» **REQUIREMENTS**
Extract every line that includes the string "image".

** Start of PROVIDED DATA **

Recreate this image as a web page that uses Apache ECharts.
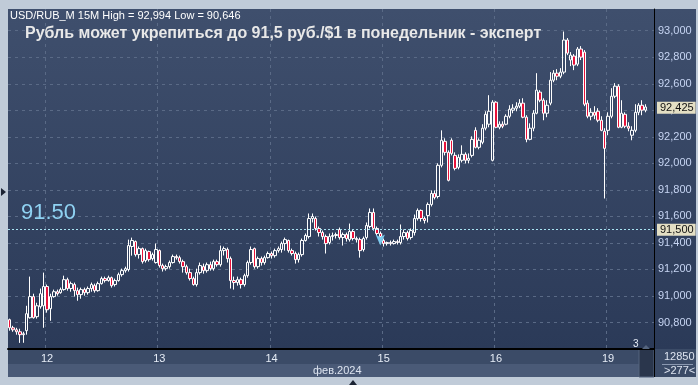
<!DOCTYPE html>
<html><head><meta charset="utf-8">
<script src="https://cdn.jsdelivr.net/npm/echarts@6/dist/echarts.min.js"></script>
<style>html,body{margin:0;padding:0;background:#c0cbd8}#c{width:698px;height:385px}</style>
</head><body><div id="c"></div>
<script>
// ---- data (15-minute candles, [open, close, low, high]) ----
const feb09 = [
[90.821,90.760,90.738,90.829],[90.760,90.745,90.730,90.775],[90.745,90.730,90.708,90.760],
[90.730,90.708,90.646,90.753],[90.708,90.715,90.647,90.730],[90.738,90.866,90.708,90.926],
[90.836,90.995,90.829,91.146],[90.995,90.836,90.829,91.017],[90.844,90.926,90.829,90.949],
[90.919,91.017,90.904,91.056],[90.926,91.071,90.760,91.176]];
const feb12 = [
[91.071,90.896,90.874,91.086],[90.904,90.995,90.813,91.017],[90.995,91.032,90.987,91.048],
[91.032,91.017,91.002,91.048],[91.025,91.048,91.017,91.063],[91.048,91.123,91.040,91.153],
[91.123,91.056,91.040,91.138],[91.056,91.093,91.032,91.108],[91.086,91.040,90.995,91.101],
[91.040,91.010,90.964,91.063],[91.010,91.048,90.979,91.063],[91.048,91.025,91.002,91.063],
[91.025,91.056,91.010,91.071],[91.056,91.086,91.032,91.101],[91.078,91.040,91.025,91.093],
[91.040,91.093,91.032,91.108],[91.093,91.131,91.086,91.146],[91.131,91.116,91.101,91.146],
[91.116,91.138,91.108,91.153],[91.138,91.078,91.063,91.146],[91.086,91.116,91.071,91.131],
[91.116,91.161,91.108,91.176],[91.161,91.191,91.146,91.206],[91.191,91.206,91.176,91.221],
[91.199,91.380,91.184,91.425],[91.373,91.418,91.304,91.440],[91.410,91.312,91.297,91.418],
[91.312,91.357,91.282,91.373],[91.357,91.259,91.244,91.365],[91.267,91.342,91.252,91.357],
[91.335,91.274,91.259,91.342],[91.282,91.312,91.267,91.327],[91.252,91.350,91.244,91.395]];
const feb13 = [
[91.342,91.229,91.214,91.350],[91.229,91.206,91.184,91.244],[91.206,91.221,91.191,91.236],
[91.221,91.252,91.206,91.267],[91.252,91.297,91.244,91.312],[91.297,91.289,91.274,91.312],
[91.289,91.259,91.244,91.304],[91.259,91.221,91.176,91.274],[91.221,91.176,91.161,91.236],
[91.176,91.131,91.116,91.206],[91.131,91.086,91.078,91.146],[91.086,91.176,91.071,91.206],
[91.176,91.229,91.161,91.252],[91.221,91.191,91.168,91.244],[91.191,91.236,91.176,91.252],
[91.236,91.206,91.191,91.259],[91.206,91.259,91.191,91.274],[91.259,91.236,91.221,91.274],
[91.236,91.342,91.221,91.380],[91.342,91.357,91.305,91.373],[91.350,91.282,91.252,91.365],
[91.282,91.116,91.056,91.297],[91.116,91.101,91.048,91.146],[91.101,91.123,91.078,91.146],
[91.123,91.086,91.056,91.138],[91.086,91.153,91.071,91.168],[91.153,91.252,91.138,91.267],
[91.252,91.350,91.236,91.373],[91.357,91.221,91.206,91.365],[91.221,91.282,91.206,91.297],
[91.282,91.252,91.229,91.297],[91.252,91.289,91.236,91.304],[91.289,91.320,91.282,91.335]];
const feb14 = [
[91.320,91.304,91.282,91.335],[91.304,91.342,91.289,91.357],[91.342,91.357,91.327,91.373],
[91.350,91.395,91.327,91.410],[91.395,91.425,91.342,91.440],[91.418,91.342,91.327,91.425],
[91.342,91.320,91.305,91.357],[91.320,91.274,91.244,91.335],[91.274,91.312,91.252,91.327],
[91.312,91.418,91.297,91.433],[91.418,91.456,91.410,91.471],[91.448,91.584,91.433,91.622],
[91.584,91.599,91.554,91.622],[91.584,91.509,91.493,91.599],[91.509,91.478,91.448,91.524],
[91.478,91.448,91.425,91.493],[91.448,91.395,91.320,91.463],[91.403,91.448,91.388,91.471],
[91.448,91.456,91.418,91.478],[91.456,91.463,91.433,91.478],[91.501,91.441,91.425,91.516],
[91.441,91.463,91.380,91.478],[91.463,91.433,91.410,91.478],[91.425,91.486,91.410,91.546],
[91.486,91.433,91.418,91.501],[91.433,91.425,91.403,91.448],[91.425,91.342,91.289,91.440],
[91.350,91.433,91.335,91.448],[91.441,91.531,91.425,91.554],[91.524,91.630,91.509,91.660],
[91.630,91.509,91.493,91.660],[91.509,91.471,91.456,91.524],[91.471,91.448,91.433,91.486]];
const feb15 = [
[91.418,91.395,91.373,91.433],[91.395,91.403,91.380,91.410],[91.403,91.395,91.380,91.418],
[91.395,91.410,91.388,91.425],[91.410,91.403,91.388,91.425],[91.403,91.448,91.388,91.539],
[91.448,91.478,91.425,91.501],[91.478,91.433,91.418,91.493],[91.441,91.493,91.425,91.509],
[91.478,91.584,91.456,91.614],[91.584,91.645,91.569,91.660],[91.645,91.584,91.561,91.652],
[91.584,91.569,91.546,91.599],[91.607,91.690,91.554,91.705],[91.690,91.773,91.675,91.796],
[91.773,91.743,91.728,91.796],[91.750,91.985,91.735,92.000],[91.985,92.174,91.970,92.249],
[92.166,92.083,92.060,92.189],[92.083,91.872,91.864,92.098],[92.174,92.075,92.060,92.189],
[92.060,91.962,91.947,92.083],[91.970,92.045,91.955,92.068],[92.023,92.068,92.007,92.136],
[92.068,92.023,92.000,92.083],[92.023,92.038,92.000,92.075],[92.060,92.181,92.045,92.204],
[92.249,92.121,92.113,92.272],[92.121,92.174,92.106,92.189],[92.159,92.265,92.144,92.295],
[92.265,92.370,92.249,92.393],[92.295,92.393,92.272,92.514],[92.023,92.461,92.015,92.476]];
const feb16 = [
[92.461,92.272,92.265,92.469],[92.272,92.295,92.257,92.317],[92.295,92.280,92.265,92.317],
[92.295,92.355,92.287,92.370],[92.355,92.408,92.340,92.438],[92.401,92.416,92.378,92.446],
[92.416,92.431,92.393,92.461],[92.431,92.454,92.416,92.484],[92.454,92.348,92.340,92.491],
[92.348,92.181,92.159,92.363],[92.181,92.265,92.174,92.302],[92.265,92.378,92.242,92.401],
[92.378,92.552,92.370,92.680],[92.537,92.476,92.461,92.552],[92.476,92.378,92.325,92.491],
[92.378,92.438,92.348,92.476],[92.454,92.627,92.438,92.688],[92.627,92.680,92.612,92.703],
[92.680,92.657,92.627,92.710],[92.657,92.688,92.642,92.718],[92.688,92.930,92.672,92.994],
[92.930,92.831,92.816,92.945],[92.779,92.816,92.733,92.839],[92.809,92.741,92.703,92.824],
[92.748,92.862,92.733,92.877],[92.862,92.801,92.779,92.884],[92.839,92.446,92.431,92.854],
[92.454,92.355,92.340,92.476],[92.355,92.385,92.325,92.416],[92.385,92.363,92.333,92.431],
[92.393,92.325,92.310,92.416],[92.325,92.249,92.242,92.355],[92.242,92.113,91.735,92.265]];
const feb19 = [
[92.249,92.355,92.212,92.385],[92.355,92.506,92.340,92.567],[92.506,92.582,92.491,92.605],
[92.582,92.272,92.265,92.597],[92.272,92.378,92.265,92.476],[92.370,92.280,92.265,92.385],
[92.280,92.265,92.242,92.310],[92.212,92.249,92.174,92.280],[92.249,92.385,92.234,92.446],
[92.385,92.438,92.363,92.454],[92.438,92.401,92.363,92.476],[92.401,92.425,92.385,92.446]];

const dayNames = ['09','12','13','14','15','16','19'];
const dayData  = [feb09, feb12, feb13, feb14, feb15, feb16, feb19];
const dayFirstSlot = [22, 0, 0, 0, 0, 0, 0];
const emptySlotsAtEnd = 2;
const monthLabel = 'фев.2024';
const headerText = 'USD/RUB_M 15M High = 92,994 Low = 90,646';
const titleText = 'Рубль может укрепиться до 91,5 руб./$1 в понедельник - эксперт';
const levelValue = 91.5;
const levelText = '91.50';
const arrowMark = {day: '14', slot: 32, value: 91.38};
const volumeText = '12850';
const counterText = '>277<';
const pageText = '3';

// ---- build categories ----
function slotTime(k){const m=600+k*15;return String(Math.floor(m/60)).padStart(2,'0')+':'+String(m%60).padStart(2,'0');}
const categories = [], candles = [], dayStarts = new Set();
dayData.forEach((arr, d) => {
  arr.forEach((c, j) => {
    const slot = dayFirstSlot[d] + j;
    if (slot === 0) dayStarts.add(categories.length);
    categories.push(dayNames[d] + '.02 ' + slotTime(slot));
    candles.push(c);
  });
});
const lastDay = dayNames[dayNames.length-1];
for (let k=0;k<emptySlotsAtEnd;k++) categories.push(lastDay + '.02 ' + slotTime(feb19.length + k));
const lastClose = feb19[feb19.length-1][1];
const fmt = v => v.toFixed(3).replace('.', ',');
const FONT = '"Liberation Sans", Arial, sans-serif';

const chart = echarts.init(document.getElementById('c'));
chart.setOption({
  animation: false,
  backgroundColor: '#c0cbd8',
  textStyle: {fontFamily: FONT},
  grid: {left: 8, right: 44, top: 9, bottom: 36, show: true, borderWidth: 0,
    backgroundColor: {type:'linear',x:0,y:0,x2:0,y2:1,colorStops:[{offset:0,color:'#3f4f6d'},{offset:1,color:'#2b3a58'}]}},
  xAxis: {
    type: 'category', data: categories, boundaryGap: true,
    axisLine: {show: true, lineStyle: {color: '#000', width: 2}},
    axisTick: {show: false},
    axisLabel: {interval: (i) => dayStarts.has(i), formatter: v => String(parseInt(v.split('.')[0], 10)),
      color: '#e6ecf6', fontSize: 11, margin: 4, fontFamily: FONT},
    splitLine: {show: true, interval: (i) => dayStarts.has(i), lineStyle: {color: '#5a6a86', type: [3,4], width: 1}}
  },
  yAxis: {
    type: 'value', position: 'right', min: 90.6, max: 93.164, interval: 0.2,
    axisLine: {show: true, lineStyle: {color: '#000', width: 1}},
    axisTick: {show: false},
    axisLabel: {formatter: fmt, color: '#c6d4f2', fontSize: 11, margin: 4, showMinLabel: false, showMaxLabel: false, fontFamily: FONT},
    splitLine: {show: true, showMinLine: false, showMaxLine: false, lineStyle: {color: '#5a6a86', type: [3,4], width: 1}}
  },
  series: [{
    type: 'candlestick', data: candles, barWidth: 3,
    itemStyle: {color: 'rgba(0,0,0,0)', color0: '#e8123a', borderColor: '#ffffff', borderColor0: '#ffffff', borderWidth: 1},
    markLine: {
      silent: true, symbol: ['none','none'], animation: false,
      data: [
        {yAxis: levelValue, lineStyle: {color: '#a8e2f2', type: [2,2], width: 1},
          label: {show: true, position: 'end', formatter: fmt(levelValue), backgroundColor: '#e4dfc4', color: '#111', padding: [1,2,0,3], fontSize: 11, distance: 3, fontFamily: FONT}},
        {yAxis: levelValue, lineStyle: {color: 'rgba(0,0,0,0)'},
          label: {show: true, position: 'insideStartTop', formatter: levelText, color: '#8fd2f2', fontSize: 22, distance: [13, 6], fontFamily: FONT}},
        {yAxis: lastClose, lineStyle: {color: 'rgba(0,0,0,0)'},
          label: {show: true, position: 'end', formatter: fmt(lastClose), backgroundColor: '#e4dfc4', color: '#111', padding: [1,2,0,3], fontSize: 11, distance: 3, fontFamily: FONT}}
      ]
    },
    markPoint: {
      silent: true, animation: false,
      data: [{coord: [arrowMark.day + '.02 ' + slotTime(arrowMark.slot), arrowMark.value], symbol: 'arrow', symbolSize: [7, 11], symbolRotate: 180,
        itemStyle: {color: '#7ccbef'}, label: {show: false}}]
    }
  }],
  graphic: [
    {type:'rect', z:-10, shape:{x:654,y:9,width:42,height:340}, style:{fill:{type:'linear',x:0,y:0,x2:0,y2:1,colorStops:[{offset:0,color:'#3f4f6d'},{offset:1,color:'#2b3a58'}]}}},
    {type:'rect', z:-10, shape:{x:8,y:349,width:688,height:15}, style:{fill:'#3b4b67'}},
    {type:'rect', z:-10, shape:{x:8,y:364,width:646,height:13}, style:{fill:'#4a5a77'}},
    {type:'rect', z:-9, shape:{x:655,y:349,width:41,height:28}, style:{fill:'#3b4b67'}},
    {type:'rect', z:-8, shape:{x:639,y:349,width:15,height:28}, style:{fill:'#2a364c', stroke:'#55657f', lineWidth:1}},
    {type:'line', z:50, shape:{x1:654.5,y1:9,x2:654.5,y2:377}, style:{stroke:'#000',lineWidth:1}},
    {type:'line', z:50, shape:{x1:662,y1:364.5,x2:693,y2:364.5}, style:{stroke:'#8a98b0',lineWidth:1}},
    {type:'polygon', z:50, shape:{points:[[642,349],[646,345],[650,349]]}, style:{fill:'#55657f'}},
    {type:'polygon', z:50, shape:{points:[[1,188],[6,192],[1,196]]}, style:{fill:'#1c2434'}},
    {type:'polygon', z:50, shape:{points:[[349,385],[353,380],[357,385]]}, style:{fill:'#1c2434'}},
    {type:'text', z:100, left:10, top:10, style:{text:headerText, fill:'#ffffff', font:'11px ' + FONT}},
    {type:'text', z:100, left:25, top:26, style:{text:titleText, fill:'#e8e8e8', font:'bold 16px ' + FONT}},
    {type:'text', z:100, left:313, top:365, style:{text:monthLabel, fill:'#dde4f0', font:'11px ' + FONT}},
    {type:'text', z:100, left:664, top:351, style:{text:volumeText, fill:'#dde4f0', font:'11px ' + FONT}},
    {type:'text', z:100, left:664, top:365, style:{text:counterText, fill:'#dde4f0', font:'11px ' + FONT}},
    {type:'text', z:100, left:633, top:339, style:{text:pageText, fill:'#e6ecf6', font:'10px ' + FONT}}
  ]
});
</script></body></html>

** End of PROVIDED DATA **
** Start of PROVIDED DATA **

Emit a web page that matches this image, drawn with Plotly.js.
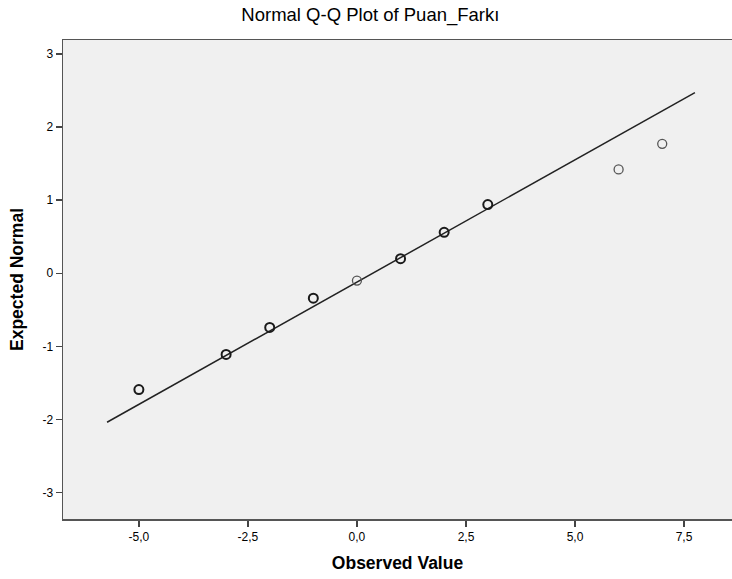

** End of PROVIDED DATA **

» **RIGHT ANSWER**
Recreate this image as a web page that uses Apache ECharts.
Emit a web page that matches this image, drawn with Plotly.js.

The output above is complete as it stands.